For additional regions, simply duplicate this pattern. Want an East Coast category? Copy the structure, paste it, and populate with Eastern states. The beauty of this approach lies in its scalability—create as many regional classifications as your business logic demands.
We'll label this calculated column as 'region' to make our intent clear. This regional classification serves multiple purposes beyond simple labeling—it enables powerful grouping capabilities that unlock deeper analytical insights.
When we GROUP BY our regions, we can only display the grouped column plus aggregate functions. This is where SQL's real analytical power emerges. Let's count orders shipped to each region using COUNT(), since we're working within the orders table where each row represents an order.
With two regions defined, you should see results like 27 and 473 orders respectively. This immediate feedback validates your regional logic and reveals geographic distribution patterns in your data.
Here's another professional tip: leverage commenting strategically. Comment out lines you want to preserve but aren't ready to delete—this allows rapid experimentation without losing working code. Commented lines are ignored during execution, making them perfect for notes or temporary modifications.
Let's explore a more sophisticated example: segmenting users into cohorts based on account creation dates. This type of temporal analysis drives critical business insights about user acquisition and retention patterns.
Working with the users table and its created_at column, we'll create three distinct user cohorts.

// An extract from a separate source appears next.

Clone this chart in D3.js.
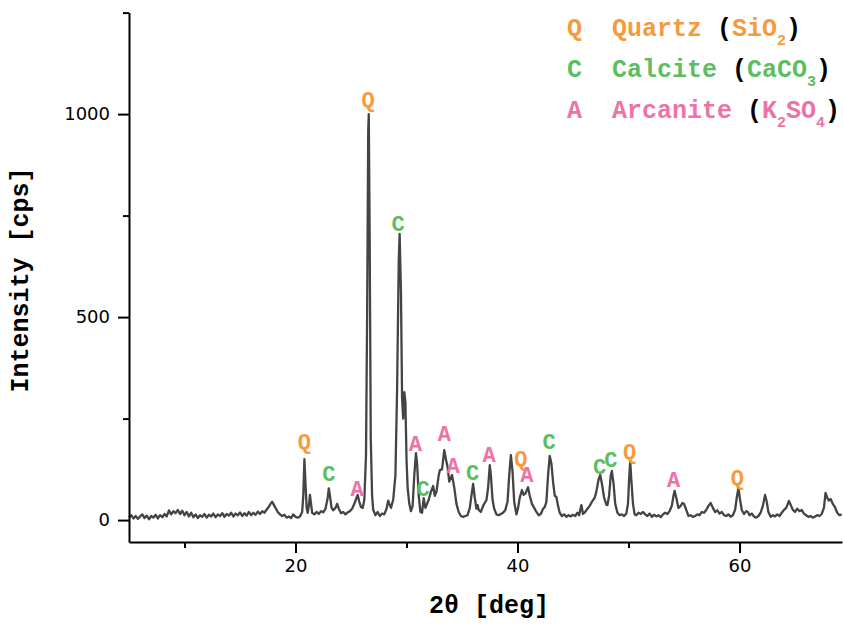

This requires extracting the year component from our timestamp data.
For complex conditions like "2019 or earlier," we need a searched CASE statement rather than a simple CASE. This distinction is crucial: simple equality checks can use streamlined syntax, but conditional logic (less-than, greater-than) requires the full CASE structure with conditions in the WHEN clause.
We'll use DATE_PART to extract only the year component from created_at, then apply our conditional logic: when the year is less than or equal to 2019, classify as "Early" adopters.
Always validate your logic by including the source column (created_at) in your initial SELECT. This spot-checking approach—what we call a "sniff test"—ensures your conditional logic performs as expected before building complex analyses on top.
You'll observe that 2019 records correctly map to "Early," while 2020 records transition to our "Middle" cohort. The ELSE clause captures all remaining records as "Late" adopters, creating a comprehensive three-tier classification system.
Label this calculated field 'user_type' for clarity. This cohort analysis enables powerful questions: Do early adopters demonstrate higher order frequency? Are late adopters more price-sensitive? These insights drive strategic decisions about customer lifecycle management.
However, there's a critical limitation: when we GROUP BY user_type, we can only display the grouped column plus aggregates. We lose access to individual user details like created_at in the final output.
Here's where careful attention to your analytical question becomes essential. If we COUNT(*) at this point, what are we actually measuring? We're counting users—our 100 total users distributed across Early, Middle, and Late cohorts (roughly even distribution with slight skew toward Late adopters).
But what if our real question is: "How many orders has each user cohort generated?" This requires data from both users and orders tables, necessitating a JOIN operation.
JOINs transform multiple tables into what I call a "mega table"—combining related data for comprehensive analysis. Examining our entity relationship diagram, we can connect users to orders via the user_id foreign key relationship.
When joining users to orders on matching user_id columns, SQL initially throws an "ambiguous column" error for created_at, since both tables contain this field. The database can't determine whether you want user creation dates or order creation dates.
Resolve this by explicitly prefixing the column: users.created_at. This specificity eliminates ambiguity and ensures you're analyzing the correct temporal dimension—user account creation rather than order placement timing.
After joining, our row count jumps from 100 (users) to 500 (orders), because each user can have multiple orders. The JOIN preserves all order records while enriching each with corresponding user information. We're now counting orders per user cohort, not users per cohort.
This demonstrates JOIN operations' dual impact: they don't just add columns—they can dramatically alter row counts. Understanding this relationship is fundamental to accurate SQL analysis.
For optimal learning, consider building JOINs before applying GROUP BY clauses. Following SQL's order of execution (FROM, JOIN, WHERE, GROUP BY, SELECT) allows you to observe each transformation step. While you can add JOINs retroactively as demonstrated, seeing the joined dataset before aggregation provides valuable insight into the underlying data relationships.
This step-by-step approach isn't immediately obvious to most SQL learners, but it's transformational once mastered. Each SQL operation acts as a progressive filter in your analytical pipeline. By following execution order, you maintain visibility into your data transformations until the final result, dramatically improving your ability to debug complex queries and understand the analytical story your data tells.